TASK OBJECTIVE: Copy the records below verbatim, from the first line through the line containing "56, bottom: 602", inclusive, and output nothing else.

-----

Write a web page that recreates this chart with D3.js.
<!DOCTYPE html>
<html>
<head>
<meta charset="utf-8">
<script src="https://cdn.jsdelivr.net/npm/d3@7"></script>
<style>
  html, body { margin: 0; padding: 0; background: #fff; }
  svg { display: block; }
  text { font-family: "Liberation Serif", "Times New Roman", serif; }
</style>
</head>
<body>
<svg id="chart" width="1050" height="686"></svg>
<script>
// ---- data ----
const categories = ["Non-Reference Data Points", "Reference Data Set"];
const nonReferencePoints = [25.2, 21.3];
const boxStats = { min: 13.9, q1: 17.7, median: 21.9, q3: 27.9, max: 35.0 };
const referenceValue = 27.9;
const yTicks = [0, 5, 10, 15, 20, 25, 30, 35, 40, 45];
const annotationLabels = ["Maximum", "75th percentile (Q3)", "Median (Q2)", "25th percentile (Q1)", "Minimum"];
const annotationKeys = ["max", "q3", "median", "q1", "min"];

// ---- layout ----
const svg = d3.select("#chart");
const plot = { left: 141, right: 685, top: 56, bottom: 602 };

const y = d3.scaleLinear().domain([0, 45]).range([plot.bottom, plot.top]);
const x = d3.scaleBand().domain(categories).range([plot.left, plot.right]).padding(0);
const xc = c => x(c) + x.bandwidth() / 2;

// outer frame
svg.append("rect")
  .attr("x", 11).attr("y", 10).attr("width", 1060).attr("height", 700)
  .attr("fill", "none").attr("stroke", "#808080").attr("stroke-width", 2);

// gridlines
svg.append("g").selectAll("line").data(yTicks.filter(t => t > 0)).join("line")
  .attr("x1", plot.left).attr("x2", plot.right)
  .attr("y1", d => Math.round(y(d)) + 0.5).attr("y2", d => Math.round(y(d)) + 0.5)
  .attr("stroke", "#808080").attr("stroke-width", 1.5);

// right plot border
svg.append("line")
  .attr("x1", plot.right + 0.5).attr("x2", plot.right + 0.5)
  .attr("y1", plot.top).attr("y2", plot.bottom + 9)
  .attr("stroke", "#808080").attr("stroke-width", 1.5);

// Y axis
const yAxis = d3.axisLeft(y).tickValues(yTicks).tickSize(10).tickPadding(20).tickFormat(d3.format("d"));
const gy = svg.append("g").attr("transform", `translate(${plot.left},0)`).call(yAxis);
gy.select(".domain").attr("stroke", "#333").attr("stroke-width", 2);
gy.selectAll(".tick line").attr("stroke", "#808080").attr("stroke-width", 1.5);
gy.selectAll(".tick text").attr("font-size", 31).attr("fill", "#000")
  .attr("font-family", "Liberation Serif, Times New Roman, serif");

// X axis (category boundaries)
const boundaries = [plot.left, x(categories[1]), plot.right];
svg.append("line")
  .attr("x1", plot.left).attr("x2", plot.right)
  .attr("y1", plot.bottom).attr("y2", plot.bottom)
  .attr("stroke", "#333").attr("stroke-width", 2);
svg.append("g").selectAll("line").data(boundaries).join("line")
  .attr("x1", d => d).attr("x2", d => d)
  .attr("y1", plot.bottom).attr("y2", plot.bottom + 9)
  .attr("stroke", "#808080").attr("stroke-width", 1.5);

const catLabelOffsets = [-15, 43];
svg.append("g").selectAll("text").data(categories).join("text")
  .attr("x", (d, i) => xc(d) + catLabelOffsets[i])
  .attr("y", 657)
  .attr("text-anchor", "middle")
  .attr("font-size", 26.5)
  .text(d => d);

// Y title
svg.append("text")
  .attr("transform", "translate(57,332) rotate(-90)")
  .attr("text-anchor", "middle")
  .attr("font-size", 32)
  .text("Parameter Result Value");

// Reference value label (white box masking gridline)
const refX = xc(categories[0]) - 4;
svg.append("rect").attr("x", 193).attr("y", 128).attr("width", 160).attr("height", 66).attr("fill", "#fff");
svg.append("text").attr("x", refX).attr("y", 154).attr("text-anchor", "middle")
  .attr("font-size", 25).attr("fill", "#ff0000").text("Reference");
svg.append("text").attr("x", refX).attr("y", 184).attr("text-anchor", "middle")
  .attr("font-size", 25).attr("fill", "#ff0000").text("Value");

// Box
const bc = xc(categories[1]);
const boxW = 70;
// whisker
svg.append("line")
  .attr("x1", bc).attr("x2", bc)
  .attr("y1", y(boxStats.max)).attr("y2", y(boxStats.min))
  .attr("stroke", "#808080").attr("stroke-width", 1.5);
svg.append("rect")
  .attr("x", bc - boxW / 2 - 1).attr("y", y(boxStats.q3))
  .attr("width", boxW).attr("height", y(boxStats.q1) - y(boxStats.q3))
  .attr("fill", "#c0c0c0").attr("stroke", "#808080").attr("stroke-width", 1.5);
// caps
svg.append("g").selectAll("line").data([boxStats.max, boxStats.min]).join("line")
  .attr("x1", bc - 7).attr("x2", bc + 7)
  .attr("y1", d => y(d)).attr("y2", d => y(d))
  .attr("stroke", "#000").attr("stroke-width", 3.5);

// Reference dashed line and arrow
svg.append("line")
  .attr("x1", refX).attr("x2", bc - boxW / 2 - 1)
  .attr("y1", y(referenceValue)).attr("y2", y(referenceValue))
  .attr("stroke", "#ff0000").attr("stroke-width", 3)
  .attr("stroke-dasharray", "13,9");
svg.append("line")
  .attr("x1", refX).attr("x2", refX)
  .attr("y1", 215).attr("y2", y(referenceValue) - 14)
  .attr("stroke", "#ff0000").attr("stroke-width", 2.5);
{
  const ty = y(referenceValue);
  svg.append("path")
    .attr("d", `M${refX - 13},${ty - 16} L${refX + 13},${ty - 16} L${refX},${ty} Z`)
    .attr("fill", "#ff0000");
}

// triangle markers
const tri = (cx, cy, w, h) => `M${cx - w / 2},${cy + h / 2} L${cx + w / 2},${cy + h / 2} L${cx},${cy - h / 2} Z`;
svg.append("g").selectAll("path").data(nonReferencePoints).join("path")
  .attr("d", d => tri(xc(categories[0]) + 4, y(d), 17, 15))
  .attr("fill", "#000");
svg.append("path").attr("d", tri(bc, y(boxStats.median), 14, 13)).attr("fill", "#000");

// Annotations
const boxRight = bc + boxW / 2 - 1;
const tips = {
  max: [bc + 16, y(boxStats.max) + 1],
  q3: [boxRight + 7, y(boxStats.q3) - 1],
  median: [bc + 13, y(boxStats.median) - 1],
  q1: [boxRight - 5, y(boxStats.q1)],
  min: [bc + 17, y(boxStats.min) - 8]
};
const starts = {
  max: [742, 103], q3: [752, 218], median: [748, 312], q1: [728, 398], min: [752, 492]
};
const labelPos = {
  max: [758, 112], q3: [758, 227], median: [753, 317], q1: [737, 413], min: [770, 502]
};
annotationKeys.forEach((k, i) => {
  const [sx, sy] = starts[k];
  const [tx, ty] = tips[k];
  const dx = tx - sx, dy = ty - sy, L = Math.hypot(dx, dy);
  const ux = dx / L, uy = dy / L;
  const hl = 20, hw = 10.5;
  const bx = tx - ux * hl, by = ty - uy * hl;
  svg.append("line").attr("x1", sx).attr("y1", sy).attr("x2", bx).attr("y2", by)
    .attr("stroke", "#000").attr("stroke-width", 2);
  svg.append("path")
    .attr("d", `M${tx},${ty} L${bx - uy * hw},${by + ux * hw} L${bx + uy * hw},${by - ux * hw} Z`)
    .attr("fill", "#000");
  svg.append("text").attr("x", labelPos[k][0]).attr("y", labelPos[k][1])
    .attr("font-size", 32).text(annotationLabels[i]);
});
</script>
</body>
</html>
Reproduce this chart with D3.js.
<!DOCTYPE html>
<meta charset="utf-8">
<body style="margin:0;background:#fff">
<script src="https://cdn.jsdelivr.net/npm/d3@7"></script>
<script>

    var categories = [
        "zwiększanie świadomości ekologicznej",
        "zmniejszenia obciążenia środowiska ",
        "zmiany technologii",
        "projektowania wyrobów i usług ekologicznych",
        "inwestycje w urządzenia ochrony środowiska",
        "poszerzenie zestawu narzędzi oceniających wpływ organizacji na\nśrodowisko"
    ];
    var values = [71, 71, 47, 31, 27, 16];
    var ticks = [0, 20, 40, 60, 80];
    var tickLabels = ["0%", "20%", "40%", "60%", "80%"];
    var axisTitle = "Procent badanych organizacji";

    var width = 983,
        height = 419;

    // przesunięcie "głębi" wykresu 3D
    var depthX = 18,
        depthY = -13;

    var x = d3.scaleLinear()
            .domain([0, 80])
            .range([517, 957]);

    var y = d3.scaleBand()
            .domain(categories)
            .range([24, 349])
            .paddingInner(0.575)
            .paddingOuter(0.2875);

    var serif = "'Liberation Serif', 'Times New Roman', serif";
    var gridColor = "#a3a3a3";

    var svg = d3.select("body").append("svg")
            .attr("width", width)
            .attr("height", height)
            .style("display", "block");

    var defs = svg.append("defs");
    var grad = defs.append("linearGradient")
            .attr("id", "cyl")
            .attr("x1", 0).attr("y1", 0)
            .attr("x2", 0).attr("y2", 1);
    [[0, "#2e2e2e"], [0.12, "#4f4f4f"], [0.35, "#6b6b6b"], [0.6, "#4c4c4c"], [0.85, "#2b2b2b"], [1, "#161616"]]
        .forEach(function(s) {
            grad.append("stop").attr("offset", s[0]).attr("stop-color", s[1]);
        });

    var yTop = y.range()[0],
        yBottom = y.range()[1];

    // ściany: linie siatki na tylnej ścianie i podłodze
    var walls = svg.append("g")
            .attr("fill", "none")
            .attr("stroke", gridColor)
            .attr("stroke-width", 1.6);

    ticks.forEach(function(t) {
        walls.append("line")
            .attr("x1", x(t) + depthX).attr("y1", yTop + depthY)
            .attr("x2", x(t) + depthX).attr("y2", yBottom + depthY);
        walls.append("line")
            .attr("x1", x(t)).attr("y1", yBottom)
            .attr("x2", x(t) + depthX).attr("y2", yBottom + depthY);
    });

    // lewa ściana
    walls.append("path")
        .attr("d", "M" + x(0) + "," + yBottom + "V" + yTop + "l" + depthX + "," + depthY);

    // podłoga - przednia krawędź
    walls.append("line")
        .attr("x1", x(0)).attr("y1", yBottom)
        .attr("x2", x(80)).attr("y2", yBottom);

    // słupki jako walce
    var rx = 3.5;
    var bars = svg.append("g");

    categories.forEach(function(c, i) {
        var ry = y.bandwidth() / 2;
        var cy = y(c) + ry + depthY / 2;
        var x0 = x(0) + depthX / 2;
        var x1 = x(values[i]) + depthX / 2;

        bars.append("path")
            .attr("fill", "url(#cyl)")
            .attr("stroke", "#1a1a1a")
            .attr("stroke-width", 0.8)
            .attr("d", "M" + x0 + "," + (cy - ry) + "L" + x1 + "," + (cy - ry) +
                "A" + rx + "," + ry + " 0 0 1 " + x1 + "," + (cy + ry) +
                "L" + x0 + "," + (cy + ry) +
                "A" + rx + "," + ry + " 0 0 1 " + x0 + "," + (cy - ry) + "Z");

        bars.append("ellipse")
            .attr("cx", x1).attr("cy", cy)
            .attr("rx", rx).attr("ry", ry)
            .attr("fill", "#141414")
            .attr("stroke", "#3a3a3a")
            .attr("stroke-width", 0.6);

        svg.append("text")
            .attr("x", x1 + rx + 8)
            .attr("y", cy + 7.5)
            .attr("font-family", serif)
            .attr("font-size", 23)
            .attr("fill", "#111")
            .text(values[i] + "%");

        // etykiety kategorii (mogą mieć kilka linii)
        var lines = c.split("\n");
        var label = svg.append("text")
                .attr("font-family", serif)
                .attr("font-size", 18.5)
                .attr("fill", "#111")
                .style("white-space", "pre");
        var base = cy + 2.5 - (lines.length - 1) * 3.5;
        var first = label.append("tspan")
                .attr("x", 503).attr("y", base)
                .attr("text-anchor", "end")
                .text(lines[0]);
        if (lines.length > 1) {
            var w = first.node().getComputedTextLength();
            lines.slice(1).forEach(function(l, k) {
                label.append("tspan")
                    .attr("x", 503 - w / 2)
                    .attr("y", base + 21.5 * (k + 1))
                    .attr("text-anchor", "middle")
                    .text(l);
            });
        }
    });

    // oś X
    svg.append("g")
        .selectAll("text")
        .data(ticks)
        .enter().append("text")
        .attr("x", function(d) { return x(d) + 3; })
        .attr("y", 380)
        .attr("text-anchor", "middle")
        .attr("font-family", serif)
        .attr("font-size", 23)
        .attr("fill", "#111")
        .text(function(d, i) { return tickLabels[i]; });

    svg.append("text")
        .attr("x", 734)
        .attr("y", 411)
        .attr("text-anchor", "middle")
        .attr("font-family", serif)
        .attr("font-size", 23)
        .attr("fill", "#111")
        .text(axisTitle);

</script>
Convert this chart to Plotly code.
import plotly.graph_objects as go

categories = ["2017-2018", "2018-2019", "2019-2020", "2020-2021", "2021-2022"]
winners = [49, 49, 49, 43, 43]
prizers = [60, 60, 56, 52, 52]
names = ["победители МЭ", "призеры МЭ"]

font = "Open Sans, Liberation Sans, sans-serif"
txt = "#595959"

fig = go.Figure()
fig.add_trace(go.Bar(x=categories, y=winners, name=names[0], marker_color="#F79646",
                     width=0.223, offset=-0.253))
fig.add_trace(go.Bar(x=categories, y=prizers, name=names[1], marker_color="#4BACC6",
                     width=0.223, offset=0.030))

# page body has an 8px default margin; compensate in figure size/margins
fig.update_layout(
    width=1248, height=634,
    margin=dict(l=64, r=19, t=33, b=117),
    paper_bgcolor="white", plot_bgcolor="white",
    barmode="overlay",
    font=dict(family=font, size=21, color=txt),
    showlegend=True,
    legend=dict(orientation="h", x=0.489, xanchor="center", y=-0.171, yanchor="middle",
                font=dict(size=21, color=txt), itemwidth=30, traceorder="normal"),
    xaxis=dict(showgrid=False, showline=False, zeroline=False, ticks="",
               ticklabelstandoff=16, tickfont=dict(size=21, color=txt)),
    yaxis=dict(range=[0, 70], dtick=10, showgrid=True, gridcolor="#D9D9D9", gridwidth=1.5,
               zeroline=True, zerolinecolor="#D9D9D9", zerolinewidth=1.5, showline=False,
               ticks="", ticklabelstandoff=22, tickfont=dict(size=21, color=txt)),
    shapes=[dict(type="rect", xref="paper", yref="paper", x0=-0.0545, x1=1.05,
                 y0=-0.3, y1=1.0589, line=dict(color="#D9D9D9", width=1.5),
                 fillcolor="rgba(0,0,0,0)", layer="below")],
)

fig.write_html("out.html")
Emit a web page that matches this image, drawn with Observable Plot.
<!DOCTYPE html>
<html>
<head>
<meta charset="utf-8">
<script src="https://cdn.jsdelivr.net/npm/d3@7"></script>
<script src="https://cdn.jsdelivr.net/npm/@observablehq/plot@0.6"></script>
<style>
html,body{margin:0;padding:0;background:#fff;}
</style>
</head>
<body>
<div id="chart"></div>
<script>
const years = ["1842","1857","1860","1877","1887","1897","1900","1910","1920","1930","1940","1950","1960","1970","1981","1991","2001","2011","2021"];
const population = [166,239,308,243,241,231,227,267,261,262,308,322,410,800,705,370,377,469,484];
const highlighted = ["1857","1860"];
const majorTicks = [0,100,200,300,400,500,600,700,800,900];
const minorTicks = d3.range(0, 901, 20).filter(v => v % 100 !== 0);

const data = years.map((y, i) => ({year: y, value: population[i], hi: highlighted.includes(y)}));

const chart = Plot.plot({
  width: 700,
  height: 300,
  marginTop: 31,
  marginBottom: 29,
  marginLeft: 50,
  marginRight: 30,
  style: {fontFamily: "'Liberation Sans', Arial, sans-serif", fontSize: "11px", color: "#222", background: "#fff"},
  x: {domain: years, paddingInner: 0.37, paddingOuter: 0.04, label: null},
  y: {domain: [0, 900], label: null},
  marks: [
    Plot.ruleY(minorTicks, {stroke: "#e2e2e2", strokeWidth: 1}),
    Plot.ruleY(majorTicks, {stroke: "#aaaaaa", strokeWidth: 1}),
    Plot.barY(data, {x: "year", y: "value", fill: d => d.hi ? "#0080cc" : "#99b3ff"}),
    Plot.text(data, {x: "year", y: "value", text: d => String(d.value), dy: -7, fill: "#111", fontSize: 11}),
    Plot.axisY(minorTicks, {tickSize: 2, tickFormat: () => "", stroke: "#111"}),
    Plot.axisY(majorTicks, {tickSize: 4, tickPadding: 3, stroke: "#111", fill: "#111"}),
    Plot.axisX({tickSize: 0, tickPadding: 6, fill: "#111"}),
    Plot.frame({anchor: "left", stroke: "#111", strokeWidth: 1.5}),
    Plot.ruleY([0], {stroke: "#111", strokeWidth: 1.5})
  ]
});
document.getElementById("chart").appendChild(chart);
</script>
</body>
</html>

-----

WRITTEN SOLUTION:
Write a web page that recreates this chart with D3.js.
<!DOCTYPE html>
<html>
<head>
<meta charset="utf-8">
<script src="https://cdn.jsdelivr.net/npm/d3@7"></script>
<style>
  html, body { margin: 0; padding: 0; background: #fff; }
  svg { display: block; }
  text { font-family: "Liberation Serif", "Times New Roman", serif; }
</style>
</head>
<body>
<svg id="chart" width="1050" height="686"></svg>
<script>
// ---- data ----
const categories = ["Non-Reference Data Points", "Reference Data Set"];
const nonReferencePoints = [25.2, 21.3];
const boxStats = { min: 13.9, q1: 17.7, median: 21.9, q3: 27.9, max: 35.0 };
const referenceValue = 27.9;
const yTicks = [0, 5, 10, 15, 20, 25, 30, 35, 40, 45];
const annotationLabels = ["Maximum", "75th percentile (Q3)", "Median (Q2)", "25th percentile (Q1)", "Minimum"];
const annotationKeys = ["max", "q3", "median", "q1", "min"];

// ---- layout ----
const svg = d3.select("#chart");
const plot = { left: 141, right: 685, top: 56, bottom: 602 };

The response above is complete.